### WHAT TO WORK ON
Verbatim output of all the material below is required.

### PROVIDED DATA
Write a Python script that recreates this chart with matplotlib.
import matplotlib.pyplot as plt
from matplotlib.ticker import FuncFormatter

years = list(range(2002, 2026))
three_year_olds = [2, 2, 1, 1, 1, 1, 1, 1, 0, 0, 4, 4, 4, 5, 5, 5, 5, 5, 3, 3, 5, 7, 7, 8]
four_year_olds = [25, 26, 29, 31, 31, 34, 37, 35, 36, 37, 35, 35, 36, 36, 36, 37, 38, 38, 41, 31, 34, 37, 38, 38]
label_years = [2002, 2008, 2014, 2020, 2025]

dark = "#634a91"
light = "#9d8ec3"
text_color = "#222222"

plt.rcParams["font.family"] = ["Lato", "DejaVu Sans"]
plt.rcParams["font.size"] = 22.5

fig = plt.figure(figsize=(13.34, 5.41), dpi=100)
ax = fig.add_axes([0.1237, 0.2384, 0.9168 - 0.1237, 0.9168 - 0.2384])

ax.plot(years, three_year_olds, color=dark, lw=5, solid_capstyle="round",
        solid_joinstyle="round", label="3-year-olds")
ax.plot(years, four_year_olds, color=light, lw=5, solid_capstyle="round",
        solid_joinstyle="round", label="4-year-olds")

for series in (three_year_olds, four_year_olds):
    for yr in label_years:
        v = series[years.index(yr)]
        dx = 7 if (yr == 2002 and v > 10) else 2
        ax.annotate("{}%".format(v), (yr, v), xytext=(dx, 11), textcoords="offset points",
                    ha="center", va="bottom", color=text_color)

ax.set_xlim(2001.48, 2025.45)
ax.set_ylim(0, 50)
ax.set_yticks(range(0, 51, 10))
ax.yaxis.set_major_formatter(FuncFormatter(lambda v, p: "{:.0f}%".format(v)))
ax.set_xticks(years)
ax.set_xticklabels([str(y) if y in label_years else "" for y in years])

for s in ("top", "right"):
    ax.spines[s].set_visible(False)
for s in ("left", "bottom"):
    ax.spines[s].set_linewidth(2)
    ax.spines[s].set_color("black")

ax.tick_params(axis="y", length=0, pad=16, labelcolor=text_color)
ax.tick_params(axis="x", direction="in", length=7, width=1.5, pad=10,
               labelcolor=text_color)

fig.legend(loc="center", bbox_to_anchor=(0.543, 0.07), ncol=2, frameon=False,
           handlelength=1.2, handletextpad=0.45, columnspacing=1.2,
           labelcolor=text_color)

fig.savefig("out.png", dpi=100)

### COMPLETE OUTPUT
Write a Python script that recreates this chart with matplotlib.
import matplotlib.pyplot as plt
from matplotlib.ticker import FuncFormatter

years = list(range(2002, 2026))
three_year_olds = [2, 2, 1, 1, 1, 1, 1, 1, 0, 0, 4, 4, 4, 5, 5, 5, 5, 5, 3, 3, 5, 7, 7, 8]
four_year_olds = [25, 26, 29, 31, 31, 34, 37, 35, 36, 37, 35, 35, 36, 36, 36, 37, 38, 38, 41, 31, 34, 37, 38, 38]
label_years = [2002, 2008, 2014, 2020, 2025]

dark = "#634a91"
light = "#9d8ec3"
text_color = "#222222"

plt.rcParams["font.family"] = ["Lato", "DejaVu Sans"]
plt.rcParams["font.size"] = 22.5

fig = plt.figure(figsize=(13.34, 5.41), dpi=100)
ax = fig.add_axes([0.1237, 0.2384, 0.9168 - 0.1237, 0.9168 - 0.2384])

ax.plot(years, three_year_olds, color=dark, lw=5, solid_capstyle="round",
        solid_joinstyle="round", label="3-year-olds")
ax.plot(years, four_year_olds, color=light, lw=5, solid_capstyle="round",
        solid_joinstyle="round", label="4-year-olds")

for series in (three_year_olds, four_year_olds):
    for yr in label_years:
        v = series[years.index(yr)]
        dx = 7 if (yr == 2002 and v > 10) else 2
        ax.annotate("{}%".format(v), (yr, v), xytext=(dx, 11), textcoords="offset points",
                    ha="center", va="bottom", color=text_color)

ax.set_xlim(2001.48, 2025.45)
ax.set_ylim(0, 50)
ax.set_yticks(range(0, 51, 10))
ax.yaxis.set_major_formatter(FuncFormatter(lambda v, p: "{:.0f}%".format(v)))
ax.set_xticks(years)
ax.set_xticklabels([str(y) if y in label_years else "" for y in years])

for s in ("top", "right"):
    ax.spines[s].set_visible(False)
for s in ("left", "bottom"):
    ax.spines[s].set_linewidth(2)
    ax.spines[s].set_color("black")

ax.tick_params(axis="y", length=0, pad=16, labelcolor=text_color)
ax.tick_params(axis="x", direction="in", length=7, width=1.5, pad=10,
               labelcolor=text_color)

fig.legend(loc="center", bbox_to_anchor=(0.543, 0.07), ncol=2, frameon=False,
           handlelength=1.2, handletextpad=0.45, columnspacing=1.2,
           labelcolor=text_color)

fig.savefig("out.png", dpi=100)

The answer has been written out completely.